On the Wisconsin side of the net, the Badgers will be looking to get the ball to Dykstra, who is having one of the best seasons of her career. Against UNLV last weekend, she had a career-high 21 kills. She is also leading the team in that category, with an average of 3.43 kills per game and a .348 hitting percentage. Dykstra is also leading the team with .90 blocks per game.

Waite attributes her success to the fact she is not only getting really good sets but is also making do with sets that are not on target. Dykstra agrees she is hitting the ball a lot better than last year and connecting well with her setters.

“This is what we were waiting for, and she has been coming on and getting stronger each season,” Waite said.

Also, look for the Badgers to continue mixing up their lineup this weekend. For the past two weekends, they have gone from a one-setter system on offense to using two. This allows Wisconsin to give teams different looks they may not have seen on their scouting reports or on tape.

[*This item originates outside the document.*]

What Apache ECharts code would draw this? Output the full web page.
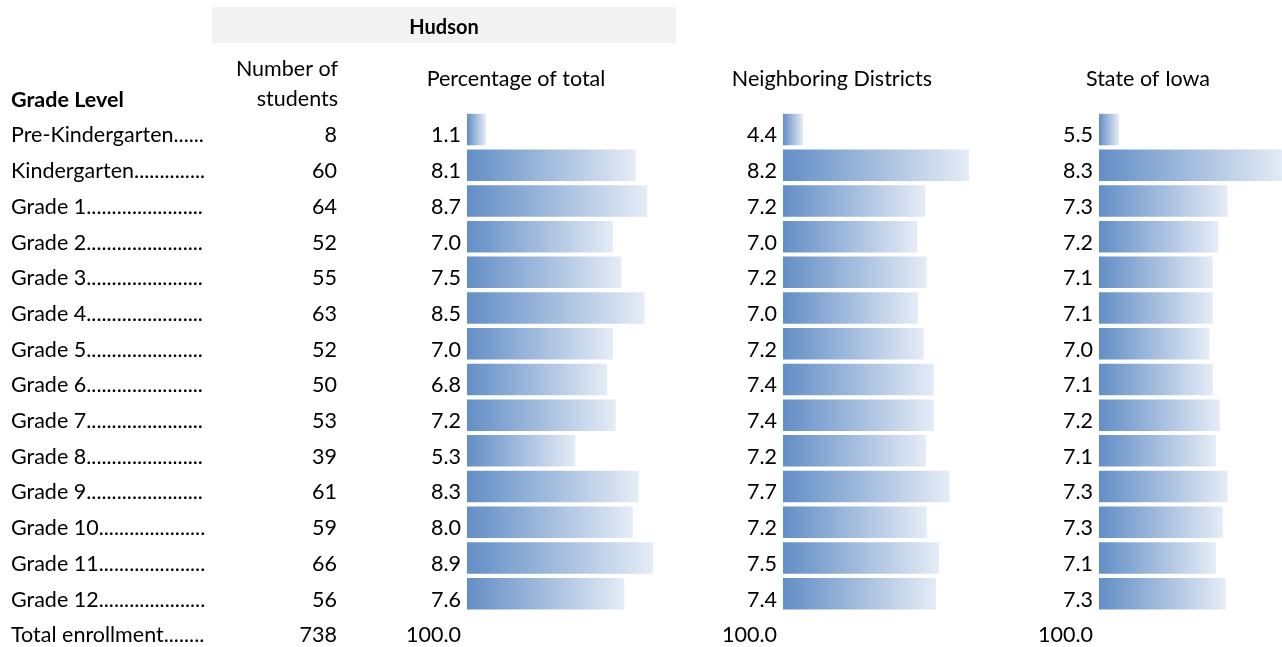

This weekend the Badgers also have the chance to help Waite reach his 500th win of his career. Since the Madison-area native began coaching at Wisconsin nine years ago, the team is 228-67 and has made nine straight NCAA Tournament appearances. The furthest Waite’s team has ever been in the tournament is the finals, where they lost to Nebraska.

“It would be awesome if we can get Pete [Waite] his 500th win,” Dykstra said. “He has been a great coach, and he has been here for so long, I would love to be part of his 500th win. Hopefully we will be able to do it in front of a great home crowd.”

Whether or not Waite does get his 500th victory this weekend, he will have familiar company in the audience. Becky Olson, Central Michigan’s head coach Erik Olson’s wife, played for Waite during his tenure at Northern Illinois University. Also, IUPUI head coach Steve Payne was an assistant under Waite at NIU.

“It means a lot,” Salow said of Waite’s accomplishments. “It shows how good of a coach he really is and how hard he has worked in his career. It shows he has brought a lot of good people in his program and worked on it really well.”